**The request**
Lines containing the word "with" are the ones to copy from the records below.

^^^^^^^^

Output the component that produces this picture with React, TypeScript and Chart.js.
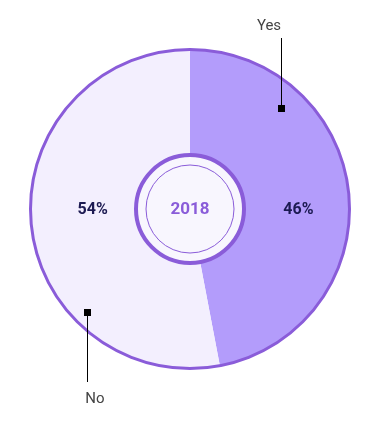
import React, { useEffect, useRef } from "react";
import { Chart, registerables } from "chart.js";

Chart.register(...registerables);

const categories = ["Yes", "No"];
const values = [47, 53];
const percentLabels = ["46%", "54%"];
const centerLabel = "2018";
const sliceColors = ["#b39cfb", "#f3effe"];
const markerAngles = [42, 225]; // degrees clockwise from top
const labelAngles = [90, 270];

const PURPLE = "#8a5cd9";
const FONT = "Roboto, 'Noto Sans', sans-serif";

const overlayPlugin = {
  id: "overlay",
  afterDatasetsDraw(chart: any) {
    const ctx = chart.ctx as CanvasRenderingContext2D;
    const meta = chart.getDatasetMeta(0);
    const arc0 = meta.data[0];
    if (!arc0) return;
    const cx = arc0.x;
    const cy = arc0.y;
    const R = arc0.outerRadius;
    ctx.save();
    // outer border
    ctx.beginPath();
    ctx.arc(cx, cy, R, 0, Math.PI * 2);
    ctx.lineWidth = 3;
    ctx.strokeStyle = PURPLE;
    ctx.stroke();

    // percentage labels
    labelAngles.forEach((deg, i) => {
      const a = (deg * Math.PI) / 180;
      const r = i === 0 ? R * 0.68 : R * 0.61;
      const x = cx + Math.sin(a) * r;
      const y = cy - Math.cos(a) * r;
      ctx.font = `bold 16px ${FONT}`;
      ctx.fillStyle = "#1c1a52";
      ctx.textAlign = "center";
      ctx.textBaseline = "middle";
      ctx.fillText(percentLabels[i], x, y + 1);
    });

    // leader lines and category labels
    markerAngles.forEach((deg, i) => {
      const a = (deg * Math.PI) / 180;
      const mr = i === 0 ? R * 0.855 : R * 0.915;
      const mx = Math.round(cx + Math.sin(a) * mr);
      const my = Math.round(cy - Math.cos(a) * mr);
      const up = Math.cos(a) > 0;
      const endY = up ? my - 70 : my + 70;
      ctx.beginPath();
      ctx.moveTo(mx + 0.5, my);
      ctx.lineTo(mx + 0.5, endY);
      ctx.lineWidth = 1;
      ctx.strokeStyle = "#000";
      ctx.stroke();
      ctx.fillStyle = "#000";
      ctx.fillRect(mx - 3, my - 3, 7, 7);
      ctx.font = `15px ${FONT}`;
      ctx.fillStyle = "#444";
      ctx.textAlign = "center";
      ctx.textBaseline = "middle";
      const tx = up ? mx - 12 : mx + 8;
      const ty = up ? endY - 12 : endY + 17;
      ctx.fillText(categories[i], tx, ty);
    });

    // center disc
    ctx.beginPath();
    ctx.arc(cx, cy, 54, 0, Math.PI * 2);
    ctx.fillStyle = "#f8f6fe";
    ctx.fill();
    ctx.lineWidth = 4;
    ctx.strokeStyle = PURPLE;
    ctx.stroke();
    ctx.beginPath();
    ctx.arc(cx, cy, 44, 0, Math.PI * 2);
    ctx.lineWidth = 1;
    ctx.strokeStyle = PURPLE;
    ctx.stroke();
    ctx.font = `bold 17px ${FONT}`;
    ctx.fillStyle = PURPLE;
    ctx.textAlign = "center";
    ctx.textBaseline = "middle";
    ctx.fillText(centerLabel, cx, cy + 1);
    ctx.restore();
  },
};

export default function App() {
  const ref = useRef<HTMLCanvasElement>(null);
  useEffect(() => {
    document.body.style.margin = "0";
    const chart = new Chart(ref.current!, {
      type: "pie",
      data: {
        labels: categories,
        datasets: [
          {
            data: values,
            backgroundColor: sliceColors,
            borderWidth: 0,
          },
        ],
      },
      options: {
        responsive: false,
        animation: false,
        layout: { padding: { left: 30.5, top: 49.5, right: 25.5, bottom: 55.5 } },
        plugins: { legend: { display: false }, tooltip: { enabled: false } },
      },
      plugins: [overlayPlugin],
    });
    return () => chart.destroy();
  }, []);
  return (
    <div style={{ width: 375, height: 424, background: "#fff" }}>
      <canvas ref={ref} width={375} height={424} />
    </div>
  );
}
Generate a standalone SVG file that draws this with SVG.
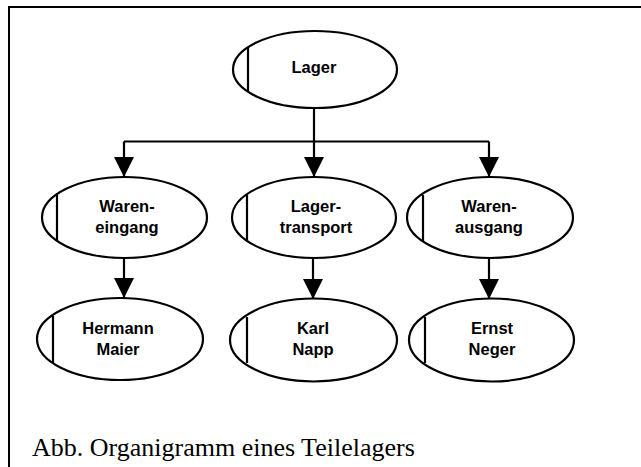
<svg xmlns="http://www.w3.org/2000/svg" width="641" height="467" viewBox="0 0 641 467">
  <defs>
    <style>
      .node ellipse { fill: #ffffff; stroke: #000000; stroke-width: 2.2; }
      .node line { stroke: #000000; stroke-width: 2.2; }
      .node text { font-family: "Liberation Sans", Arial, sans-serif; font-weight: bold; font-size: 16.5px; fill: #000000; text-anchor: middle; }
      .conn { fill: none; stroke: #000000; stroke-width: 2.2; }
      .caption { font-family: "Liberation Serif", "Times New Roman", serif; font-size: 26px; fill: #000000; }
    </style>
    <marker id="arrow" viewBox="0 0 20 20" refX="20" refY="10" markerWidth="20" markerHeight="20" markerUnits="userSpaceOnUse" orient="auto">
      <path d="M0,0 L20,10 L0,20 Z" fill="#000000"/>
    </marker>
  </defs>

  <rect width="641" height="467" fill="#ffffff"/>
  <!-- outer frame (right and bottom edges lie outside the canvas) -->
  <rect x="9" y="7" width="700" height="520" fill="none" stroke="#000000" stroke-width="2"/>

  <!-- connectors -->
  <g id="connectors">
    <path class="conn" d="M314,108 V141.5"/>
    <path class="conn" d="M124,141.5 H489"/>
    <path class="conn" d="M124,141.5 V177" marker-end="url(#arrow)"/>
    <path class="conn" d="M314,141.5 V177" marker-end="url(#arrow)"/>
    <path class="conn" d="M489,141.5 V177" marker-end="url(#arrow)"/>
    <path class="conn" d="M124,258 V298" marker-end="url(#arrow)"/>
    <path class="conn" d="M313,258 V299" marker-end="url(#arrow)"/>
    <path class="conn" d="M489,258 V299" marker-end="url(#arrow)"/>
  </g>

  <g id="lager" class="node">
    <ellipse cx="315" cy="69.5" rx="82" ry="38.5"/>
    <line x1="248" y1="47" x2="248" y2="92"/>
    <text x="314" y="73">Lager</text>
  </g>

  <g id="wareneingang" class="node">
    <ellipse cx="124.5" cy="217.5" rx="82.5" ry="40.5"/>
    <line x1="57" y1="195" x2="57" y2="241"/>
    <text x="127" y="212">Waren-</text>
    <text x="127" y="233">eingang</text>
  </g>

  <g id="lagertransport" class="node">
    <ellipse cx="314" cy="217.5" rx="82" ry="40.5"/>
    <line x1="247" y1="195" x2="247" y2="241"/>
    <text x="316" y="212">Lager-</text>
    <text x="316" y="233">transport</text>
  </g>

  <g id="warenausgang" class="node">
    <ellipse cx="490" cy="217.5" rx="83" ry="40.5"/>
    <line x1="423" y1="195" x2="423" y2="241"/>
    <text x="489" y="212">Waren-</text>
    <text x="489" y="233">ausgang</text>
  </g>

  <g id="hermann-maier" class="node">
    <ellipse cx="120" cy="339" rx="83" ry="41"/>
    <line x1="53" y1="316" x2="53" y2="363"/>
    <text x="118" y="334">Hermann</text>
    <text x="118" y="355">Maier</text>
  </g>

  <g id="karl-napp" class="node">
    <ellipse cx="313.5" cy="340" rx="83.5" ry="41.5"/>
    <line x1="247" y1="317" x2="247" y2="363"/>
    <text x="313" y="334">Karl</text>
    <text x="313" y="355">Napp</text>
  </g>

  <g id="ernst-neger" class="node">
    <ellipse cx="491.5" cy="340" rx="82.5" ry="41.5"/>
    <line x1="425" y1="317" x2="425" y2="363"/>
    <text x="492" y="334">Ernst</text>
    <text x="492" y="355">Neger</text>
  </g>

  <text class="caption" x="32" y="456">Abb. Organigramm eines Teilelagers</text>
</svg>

^^^^^^^^

**Finished exercise**
Output the component that produces this picture with React, TypeScript and Chart.js.
Generate a standalone SVG file that draws this with SVG.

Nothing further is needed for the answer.